Cement has historically been a major contributor to carbon dioxide emissions, and substituting cement in concrete with alternative cementitious materials will lead to a decrease in carbon footprints. A vast amount of literature focuses on the mechanical properties and performance of concrete partially replaced with different cementitious materials. However, the literature on the structural performance of concrete with different cementitious materials is very limited.
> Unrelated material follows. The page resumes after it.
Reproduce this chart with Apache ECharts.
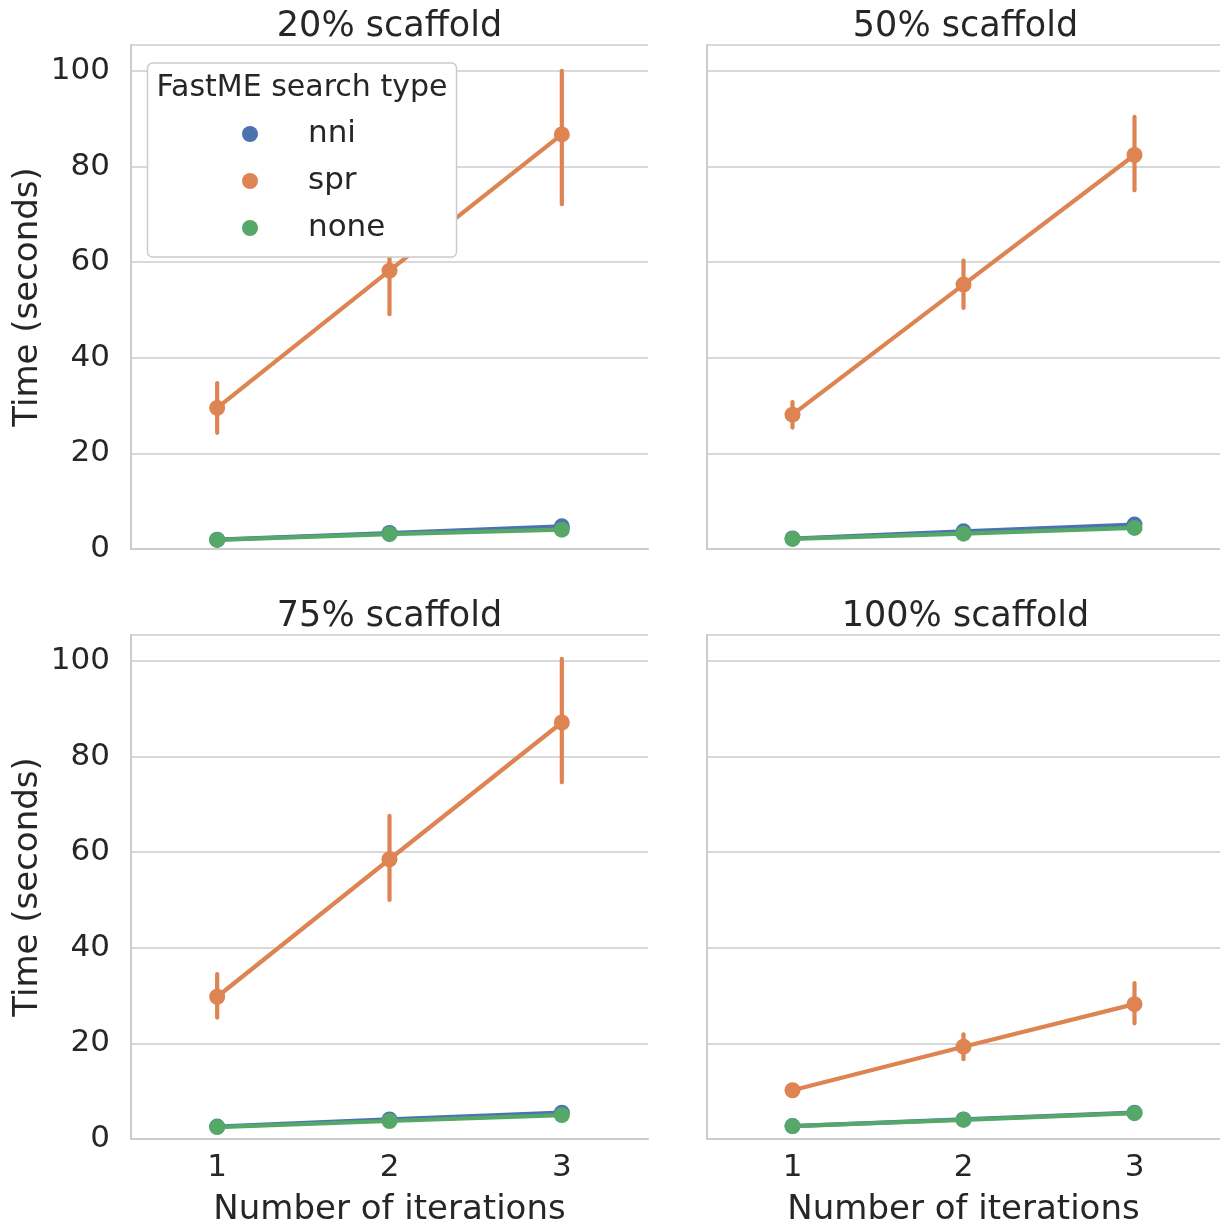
<!DOCTYPE html>
<html>
<head>
<meta charset="utf-8">
<script src="https://cdn.jsdelivr.net/npm/echarts/dist/echarts.min.js"></script>
<style>
html,body{margin:0;padding:0;background:#fff;}
#chart{width:1220px;height:1228px;}
</style>
</head>
<body>
<div id="chart"></div>
<script>
// ---- data ----
const iterations = ['1', '2', '3'];
const panelTitles = ['20% scaffold', '50% scaffold', '75% scaffold', '100% scaffold'];
const searchTypes = ['nni', 'spr', 'none'];
const yTicks = [0, 20, 40, 60, 80, 100];

// 20% scaffold
const nni20 = [1.96, 3.35, 4.75];
const nni20Lo = [1.8, 3.1, 4.5];
const nni20Hi = [2.1, 3.6, 5.0];
const spr20 = [29.5, 58.2, 86.7];
const spr20Lo = [24.3, 49.1, 72.1];
const spr20Hi = [34.7, 67.0, 100.0];
const none20 = [1.9, 3.1, 4.05];
const none20Lo = [1.75, 2.9, 3.8];
const none20Hi = [2.05, 3.3, 4.3];

// 50% scaffold
const nni50 = [2.2, 3.7, 5.1];
const nni50Lo = [2.05, 3.5, 4.85];
const nni50Hi = [2.35, 3.9, 5.35];
const spr50 = [28.1, 55.3, 82.4];
const spr50Lo = [25.4, 50.4, 75.0];
const spr50Hi = [30.7, 60.3, 90.4];
const none50 = [2.1, 3.2, 4.4];
const none50Lo = [1.95, 3.0, 4.15];
const none50Hi = [2.25, 3.4, 4.65];

// 75% scaffold
const nni75 = [2.6, 4.1, 5.5];
const nni75Lo = [2.45, 3.9, 5.2];
const nni75Hi = [2.75, 4.3, 5.8];
const spr75 = [29.75, 58.5, 87.1];
const spr75Lo = [25.4, 50.0, 74.6];
const spr75Hi = [34.5, 67.6, 100.4];
const none75 = [2.5, 3.76, 5.0];
const none75Lo = [2.35, 3.55, 4.75];
const none75Hi = [2.65, 3.95, 5.25];

// 100% scaffold
const nni100 = [2.7, 4.1, 5.5];
const nni100Lo = [2.55, 3.9, 5.25];
const nni100Hi = [2.85, 4.3, 5.75];
const spr100 = [10.2, 19.3, 28.2];
const spr100Lo = [9.6, 16.7, 24.2];
const spr100Hi = [10.8, 21.9, 32.6];
const none100 = [2.7, 4.0, 5.4];
const none100Lo = [2.55, 3.8, 5.15];
const none100Hi = [2.85, 4.2, 5.65];

// ---- assembly ----
const colors = {nni: '#4c72b0', spr: '#dd8452', none: '#55a868'};
const panelData = [
  {nni: [nni20, nni20Lo, nni20Hi], spr: [spr20, spr20Lo, spr20Hi], none: [none20, none20Lo, none20Hi]},
  {nni: [nni50, nni50Lo, nni50Hi], spr: [spr50, spr50Lo, spr50Hi], none: [none50, none50Lo, none50Hi]},
  {nni: [nni75, nni75Lo, nni75Hi], spr: [spr75, spr75Lo, spr75Hi], none: [none75, none75Lo, none75Hi]},
  {nni: [nni100, nni100Lo, nni100Hi], spr: [spr100, spr100Lo, spr100Hi], none: [none100, none100Lo, none100Hi]}
];

const FONT = 'DejaVu Sans';
const TXT = '#262626';
const GRIDC = '#cccccc';

const gridPos = [
  {left: 131, top: 45, width: 517, height: 504},
  {left: 707, top: 45, width: 517, height: 504},
  {left: 131, top: 635, width: 517, height: 504},
  {left: 707, top: 635, width: 517, height: 504}
];

const grids = gridPos.map(g => Object.assign({containLabel: false}, g));
const xAxes = gridPos.map((g, i) => ({
  type: 'category', gridIndex: i, data: iterations, boundaryGap: true,
  axisTick: {show: false},
  axisLine: {show: true, lineStyle: {color: GRIDC, width: 2}},
  axisLabel: {show: i >= 2, fontFamily: FONT, fontSize: 31, color: TXT, margin: 13},
  splitLine: {show: false},
  name: i >= 2 ? 'Number of iterations' : '',
  nameLocation: 'middle', nameGap: 54,
  nameTextStyle: {fontFamily: FONT, fontSize: 34, color: TXT}
}));
const yAxes = gridPos.map((g, i) => ({
  type: 'value', gridIndex: i, min: 0, max: 105.4, interval: 20,
  axisTick: {show: false},
  axisLine: {show: true, lineStyle: {color: GRIDC, width: 2}},
  axisLabel: {show: i % 2 === 0, fontFamily: FONT, fontSize: 31, color: TXT, margin: 21,
    showMaxLabel: false,
    formatter: v => (yTicks.indexOf(v) >= 0 ? String(v) : '')},
  splitLine: {show: true, lineStyle: {color: GRIDC, width: 1.6}},
  name: i % 2 === 0 ? 'Time (seconds)' : '',
  nameLocation: 'middle', nameGap: 86,
  nameTextStyle: {fontFamily: FONT, fontSize: 34, color: TXT}
}));

const series = [];
panelData.forEach((pd, i) => {
  searchTypes.forEach((t, si) => {
    const [mean, lo, hi] = pd[t];
    series.push({
      type: 'custom', name: t + ' ci', xAxisIndex: i, yAxisIndex: i, z: 2 + si * 2,
      data: iterations.map((c, k) => [k, lo[k], hi[k]]),
      encode: {x: 0, y: [1, 2]},
      silent: true,
      renderItem: (params, api) => {
        const p1 = api.coord([api.value(0), api.value(1)]);
        const p2 = api.coord([api.value(0), api.value(2)]);
        return {type: 'line', shape: {x1: p1[0], y1: p1[1], x2: p2[0], y2: p2[1]},
          style: {stroke: colors[t], lineWidth: 4.2, lineCap: 'round'}};
      }
    });
    series.push({
      type: 'line', name: t, xAxisIndex: i, yAxisIndex: i, z: 3 + si * 2,
      data: mean, symbol: 'circle', symbolSize: 16, showSymbol: true,
      color: colors[t],
      itemStyle: {color: colors[t]},
      lineStyle: {color: colors[t], width: 4.2, join: 'round'},
      clip: false
    });
  });
});

const titles = gridPos.map((g, i) => ({
  text: panelTitles[i], left: g.left + g.width / 2 - 5, top: g.top - 41, textAlign: 'center',
  textStyle: {fontFamily: FONT, fontSize: 35, fontWeight: 'normal', color: TXT}
}));

const option = {
  animation: false,
  backgroundColor: '#ffffff',
  title: titles,
  grid: grids,
  xAxis: xAxes,
  yAxis: yAxes,
  series: series,
  legend: {
    data: searchTypes.map(t => ({name: t, icon: 'circle'})),
    orient: 'vertical', left: 242, top: 118, itemWidth: 16, itemHeight: 16, itemGap: 15,
    padding: 0, z: 20, selectedMode: false,
    textStyle: {fontFamily: FONT, fontSize: 31, color: TXT, lineHeight: 32, padding: [0, 0, 0, 45]}
  },
  graphic: [
    {type: 'rect', z: 15, shape: {x: 147.5, y: 63, width: 309, height: 194, r: 5},
      style: {fill: '#ffffff', stroke: '#cccccc', lineWidth: 1.5}},
    {type: 'text', z: 16, x: 302, y: 88,
      style: {text: 'FastME search type', fontFamily: FONT, fontSize: 30, fill: TXT,
        textAlign: 'center', textVerticalAlign: 'middle'}}
  ]
};

const chart = echarts.init(document.getElementById('chart'), null, {renderer: 'canvas'});
chart.setOption(option);
</script>
</body>
</html>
Therefore, the main aim of the current experimental study is to evaluate the flexural and shear performance of reinforced concrete (RC) beams cast with various replacement percentages of ordinary Portland cement (OPC) with supplementary cementitious materials (SCM) such as ground granulated blast furnace slag (GGBS) and fly ash. A total of 33 RC beams were cast with 50% and 70% replacement of cement with GGBS and fly ash. In addition, the tensile and compressive strengths of the different mixes with GGBS and fly ash were also compared with the 100% OPC mix at 28 and 56 days. All beams were subjected to monotonic four-point bending tests and load-deflection response curves along with failure modes were presented. The experimental results showed that the average compressive and tensile strength of mixes with GGBS and fly ash replacement were comparable with OPC. The mixes with 50% replacement and higher usage of GGBS showed higher compressive strengths compared to mixes with 70% replacement. In addition, the flexural performance of beams with GGBS and fly ash were comparable to the specimen with 100% OPC. Even GGBS and fly ash replacement increased the stiffness and yield strength of the beam specimens by 36 and 16% compared to the control specimen. The specimens tested at 56 days with higher usage of fly ash and 50% replacement showed the highest flexural load as compared with other specimens. In the case of the shear specimens, the normalized ultimate shear capacity of RC beams is not significantly affected when OPC is replaced with 50% and 70% of GGBS and fly ash, respectively. Therefore, it can be concluded that the overall behavior of SCM beams was comparable to that of the control OPC beams. The ACI 318-19 design guidelines were also used to predict the flexural and shear capacity of RC beams cast with GGBS and fly ash. The aforementioned experiments indicate the viability and effectiveness of cement replacements in concrete with SCM, which in return, contribute to lower carbon footprints.